Repeat the records below exactly, leaving out any pictures.

--- Entries provided ---

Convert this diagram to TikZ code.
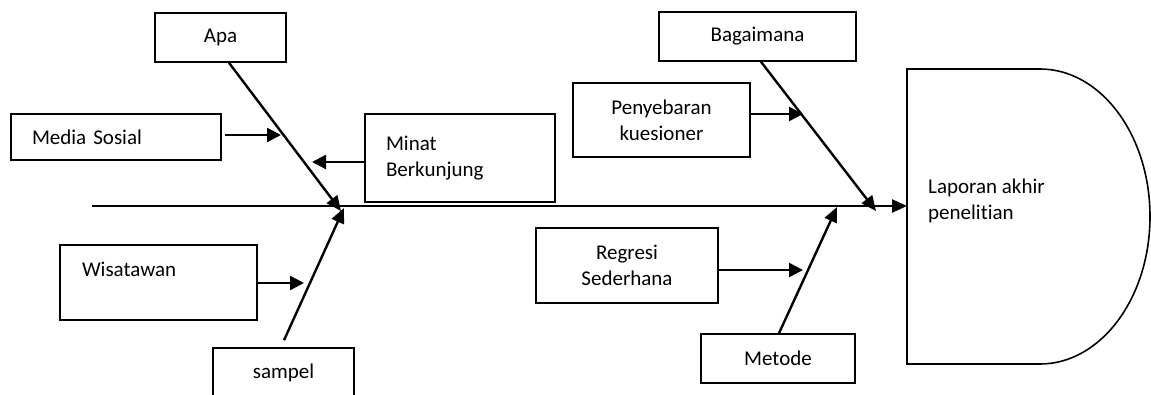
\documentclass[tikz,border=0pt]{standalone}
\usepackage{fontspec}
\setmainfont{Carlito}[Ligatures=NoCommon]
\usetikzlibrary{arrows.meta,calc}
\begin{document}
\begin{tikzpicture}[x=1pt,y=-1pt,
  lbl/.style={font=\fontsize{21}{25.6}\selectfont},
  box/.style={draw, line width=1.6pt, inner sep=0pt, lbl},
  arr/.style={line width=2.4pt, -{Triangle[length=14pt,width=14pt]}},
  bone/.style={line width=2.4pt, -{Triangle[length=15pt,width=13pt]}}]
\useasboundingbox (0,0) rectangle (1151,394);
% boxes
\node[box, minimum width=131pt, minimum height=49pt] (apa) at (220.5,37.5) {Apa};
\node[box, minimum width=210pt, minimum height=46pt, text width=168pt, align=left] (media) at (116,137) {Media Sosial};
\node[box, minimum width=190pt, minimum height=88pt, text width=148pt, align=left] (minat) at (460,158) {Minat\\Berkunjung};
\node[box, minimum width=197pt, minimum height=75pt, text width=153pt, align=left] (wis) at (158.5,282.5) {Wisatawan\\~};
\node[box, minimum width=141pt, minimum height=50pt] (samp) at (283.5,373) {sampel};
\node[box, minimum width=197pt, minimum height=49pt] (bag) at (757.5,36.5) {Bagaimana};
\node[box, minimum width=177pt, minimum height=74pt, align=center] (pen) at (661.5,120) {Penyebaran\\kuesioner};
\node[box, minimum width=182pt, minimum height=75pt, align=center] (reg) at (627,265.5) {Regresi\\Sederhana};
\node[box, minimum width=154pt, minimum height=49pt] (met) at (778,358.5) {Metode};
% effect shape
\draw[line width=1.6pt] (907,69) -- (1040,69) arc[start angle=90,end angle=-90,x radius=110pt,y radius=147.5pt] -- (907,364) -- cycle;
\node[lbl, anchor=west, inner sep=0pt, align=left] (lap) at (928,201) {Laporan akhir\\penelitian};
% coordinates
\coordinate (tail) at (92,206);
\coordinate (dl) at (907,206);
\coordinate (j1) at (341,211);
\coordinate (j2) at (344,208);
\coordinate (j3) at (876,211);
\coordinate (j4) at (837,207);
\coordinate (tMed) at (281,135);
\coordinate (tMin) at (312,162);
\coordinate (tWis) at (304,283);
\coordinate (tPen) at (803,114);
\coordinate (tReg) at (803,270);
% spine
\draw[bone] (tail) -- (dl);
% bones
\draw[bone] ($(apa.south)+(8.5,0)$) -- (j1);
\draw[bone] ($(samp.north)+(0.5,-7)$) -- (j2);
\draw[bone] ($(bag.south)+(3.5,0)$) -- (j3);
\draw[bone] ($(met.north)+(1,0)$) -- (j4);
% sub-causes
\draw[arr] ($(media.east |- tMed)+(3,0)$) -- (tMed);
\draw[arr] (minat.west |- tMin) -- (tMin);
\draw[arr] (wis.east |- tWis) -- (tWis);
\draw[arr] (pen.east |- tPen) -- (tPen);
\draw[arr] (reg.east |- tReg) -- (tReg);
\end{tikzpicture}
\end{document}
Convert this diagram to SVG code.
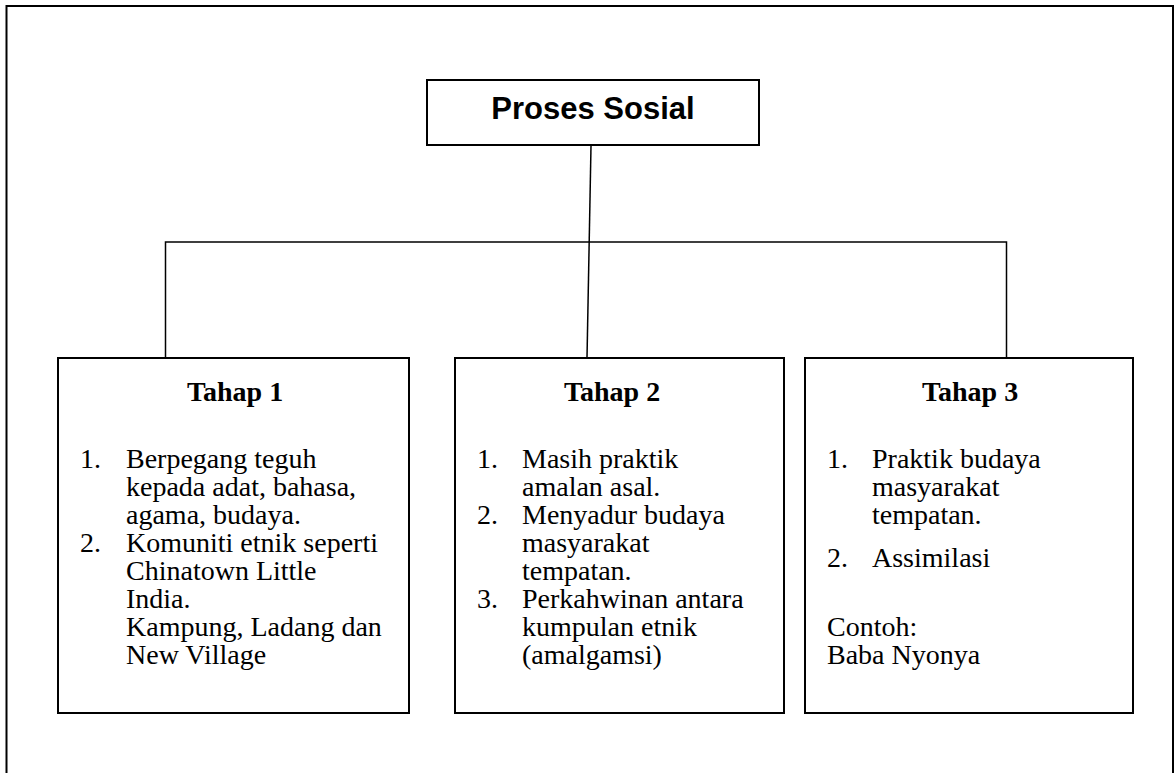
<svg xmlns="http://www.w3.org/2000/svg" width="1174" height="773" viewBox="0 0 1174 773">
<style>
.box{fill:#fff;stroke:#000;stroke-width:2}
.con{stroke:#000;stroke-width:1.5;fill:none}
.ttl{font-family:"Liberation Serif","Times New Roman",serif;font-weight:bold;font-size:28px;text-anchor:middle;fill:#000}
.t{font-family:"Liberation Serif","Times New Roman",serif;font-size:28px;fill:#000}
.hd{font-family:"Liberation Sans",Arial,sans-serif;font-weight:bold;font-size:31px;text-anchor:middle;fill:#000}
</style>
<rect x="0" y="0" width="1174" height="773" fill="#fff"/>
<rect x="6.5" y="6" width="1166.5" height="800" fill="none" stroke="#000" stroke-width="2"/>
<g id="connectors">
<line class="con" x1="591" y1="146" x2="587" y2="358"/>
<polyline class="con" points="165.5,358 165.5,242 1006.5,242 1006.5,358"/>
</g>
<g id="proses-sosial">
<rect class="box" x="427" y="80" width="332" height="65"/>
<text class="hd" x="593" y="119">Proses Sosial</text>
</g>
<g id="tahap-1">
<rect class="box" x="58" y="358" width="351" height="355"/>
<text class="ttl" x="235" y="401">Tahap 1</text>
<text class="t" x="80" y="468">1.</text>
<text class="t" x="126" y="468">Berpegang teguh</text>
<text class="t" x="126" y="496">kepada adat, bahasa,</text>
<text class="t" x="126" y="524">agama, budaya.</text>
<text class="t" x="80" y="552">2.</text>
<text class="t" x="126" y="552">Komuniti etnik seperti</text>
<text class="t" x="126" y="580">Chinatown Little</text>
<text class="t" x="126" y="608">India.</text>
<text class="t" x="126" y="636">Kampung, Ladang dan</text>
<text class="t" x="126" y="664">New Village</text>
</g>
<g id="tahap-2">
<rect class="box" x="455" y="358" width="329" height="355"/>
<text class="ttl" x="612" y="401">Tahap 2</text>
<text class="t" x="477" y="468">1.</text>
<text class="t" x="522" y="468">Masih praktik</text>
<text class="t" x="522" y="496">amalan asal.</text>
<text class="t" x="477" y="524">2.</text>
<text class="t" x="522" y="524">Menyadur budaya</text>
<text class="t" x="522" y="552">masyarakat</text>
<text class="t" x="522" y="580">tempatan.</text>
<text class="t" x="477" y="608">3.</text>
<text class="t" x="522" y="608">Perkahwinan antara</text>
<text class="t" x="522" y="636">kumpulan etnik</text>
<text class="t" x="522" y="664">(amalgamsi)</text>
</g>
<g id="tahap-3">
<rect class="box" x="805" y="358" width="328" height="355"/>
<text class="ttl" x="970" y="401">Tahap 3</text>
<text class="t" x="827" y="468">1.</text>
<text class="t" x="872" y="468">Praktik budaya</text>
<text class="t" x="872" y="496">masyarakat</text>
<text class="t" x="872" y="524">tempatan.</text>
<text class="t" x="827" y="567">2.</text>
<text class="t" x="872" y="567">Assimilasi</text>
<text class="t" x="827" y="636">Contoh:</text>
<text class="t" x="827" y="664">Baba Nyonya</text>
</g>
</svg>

---

◆ Expected answer:
Convert this diagram to TikZ code.
\documentclass[tikz,border=0pt]{standalone}
\usepackage{fontspec}
\setmainfont{Carlito}[Ligatures=NoCommon]
\usetikzlibrary{arrows.meta,calc}
\begin{document}
\begin{tikzpicture}[x=1pt,y=-1pt,
  lbl/.style={font=\fontsize{21}{25.6}\selectfont},
  box/.style={draw, line width=1.6pt, inner sep=0pt, lbl},
  arr/.style={line width=2.4pt, -{Triangle[length=14pt,width=14pt]}},
  bone/.style={line width=2.4pt, -{Triangle[length=15pt,width=13pt]}}]
\useasboundingbox (0,0) rectangle (1151,394);
% boxes
\node[box, minimum width=131pt, minimum height=49pt] (apa) at (220.5,37.5) {Apa};
\node[box, minimum width=210pt, minimum height=46pt, text width=168pt, align=left] (media) at (116,137) {Media Sosial};
\node[box, minimum width=190pt, minimum height=88pt, text width=148pt, align=left] (minat) at (460,158) {Minat\\Berkunjung};
\node[box, minimum width=197pt, minimum height=75pt, text width=153pt, align=left] (wis) at (158.5,282.5) {Wisatawan\\~};
\node[box, minimum width=141pt, minimum height=50pt] (samp) at (283.5,373) {sampel};
\node[box, minimum width=197pt, minimum height=49pt] (bag) at (757.5,36.5) {Bagaimana};
\node[box, minimum width=177pt, minimum height=74pt, align=center] (pen) at (661.5,120) {Penyebaran\\kuesioner};
\node[box, minimum width=182pt, minimum height=75pt, align=center] (reg) at (627,265.5) {Regresi\\Sederhana};
\node[box, minimum width=154pt, minimum height=49pt] (met) at (778,358.5) {Metode};
% effect shape
\draw[line width=1.6pt] (907,69) -- (1040,69) arc[start angle=90,end angle=-90,x radius=110pt,y radius=147.5pt] -- (907,364) -- cycle;
\node[lbl, anchor=west, inner sep=0pt, align=left] (lap) at (928,201) {Laporan akhir\\penelitian};
% coordinates
\coordinate (tail) at (92,206);
\coordinate (dl) at (907,206);
\coordinate (j1) at (341,211);
\coordinate (j2) at (344,208);
\coordinate (j3) at (876,211);
\coordinate (j4) at (837,207);
\coordinate (tMed) at (281,135);
\coordinate (tMin) at (312,162);
\coordinate (tWis) at (304,283);
\coordinate (tPen) at (803,114);
\coordinate (tReg) at (803,270);
% spine
\draw[bone] (tail) -- (dl);
% bones
\draw[bone] ($(apa.south)+(8.5,0)$) -- (j1);
\draw[bone] ($(samp.north)+(0.5,-7)$) -- (j2);
\draw[bone] ($(bag.south)+(3.5,0)$) -- (j3);
\draw[bone] ($(met.north)+(1,0)$) -- (j4);
% sub-causes
\draw[arr] ($(media.east |- tMed)+(3,0)$) -- (tMed);
\draw[arr] (minat.west |- tMin) -- (tMin);
\draw[arr] (wis.east |- tWis) -- (tWis);
\draw[arr] (pen.east |- tPen) -- (tPen);
\draw[arr] (reg.east |- tReg) -- (tReg);
\end{tikzpicture}
\end{document}
Convert this diagram to SVG code.
<svg xmlns="http://www.w3.org/2000/svg" width="1174" height="773" viewBox="0 0 1174 773">
<style>
.box{fill:#fff;stroke:#000;stroke-width:2}
.con{stroke:#000;stroke-width:1.5;fill:none}
.ttl{font-family:"Liberation Serif","Times New Roman",serif;font-weight:bold;font-size:28px;text-anchor:middle;fill:#000}
.t{font-family:"Liberation Serif","Times New Roman",serif;font-size:28px;fill:#000}
.hd{font-family:"Liberation Sans",Arial,sans-serif;font-weight:bold;font-size:31px;text-anchor:middle;fill:#000}
</style>
<rect x="0" y="0" width="1174" height="773" fill="#fff"/>
<rect x="6.5" y="6" width="1166.5" height="800" fill="none" stroke="#000" stroke-width="2"/>
<g id="connectors">
<line class="con" x1="591" y1="146" x2="587" y2="358"/>
<polyline class="con" points="165.5,358 165.5,242 1006.5,242 1006.5,358"/>
</g>
<g id="proses-sosial">
<rect class="box" x="427" y="80" width="332" height="65"/>
<text class="hd" x="593" y="119">Proses Sosial</text>
</g>
<g id="tahap-1">
<rect class="box" x="58" y="358" width="351" height="355"/>
<text class="ttl" x="235" y="401">Tahap 1</text>
<text class="t" x="80" y="468">1.</text>
<text class="t" x="126" y="468">Berpegang teguh</text>
<text class="t" x="126" y="496">kepada adat, bahasa,</text>
<text class="t" x="126" y="524">agama, budaya.</text>
<text class="t" x="80" y="552">2.</text>
<text class="t" x="126" y="552">Komuniti etnik seperti</text>
<text class="t" x="126" y="580">Chinatown Little</text>
<text class="t" x="126" y="608">India.</text>
<text class="t" x="126" y="636">Kampung, Ladang dan</text>
<text class="t" x="126" y="664">New Village</text>
</g>
<g id="tahap-2">
<rect class="box" x="455" y="358" width="329" height="355"/>
<text class="ttl" x="612" y="401">Tahap 2</text>
<text class="t" x="477" y="468">1.</text>
<text class="t" x="522" y="468">Masih praktik</text>
<text class="t" x="522" y="496">amalan asal.</text>
<text class="t" x="477" y="524">2.</text>
<text class="t" x="522" y="524">Menyadur budaya</text>
<text class="t" x="522" y="552">masyarakat</text>
<text class="t" x="522" y="580">tempatan.</text>
<text class="t" x="477" y="608">3.</text>
<text class="t" x="522" y="608">Perkahwinan antara</text>
<text class="t" x="522" y="636">kumpulan etnik</text>
<text class="t" x="522" y="664">(amalgamsi)</text>
</g>
<g id="tahap-3">
<rect class="box" x="805" y="358" width="328" height="355"/>
<text class="ttl" x="970" y="401">Tahap 3</text>
<text class="t" x="827" y="468">1.</text>
<text class="t" x="872" y="468">Praktik budaya</text>
<text class="t" x="872" y="496">masyarakat</text>
<text class="t" x="872" y="524">tempatan.</text>
<text class="t" x="827" y="567">2.</text>
<text class="t" x="872" y="567">Assimilasi</text>
<text class="t" x="827" y="636">Contoh:</text>
<text class="t" x="827" y="664">Baba Nyonya</text>
</g>
</svg>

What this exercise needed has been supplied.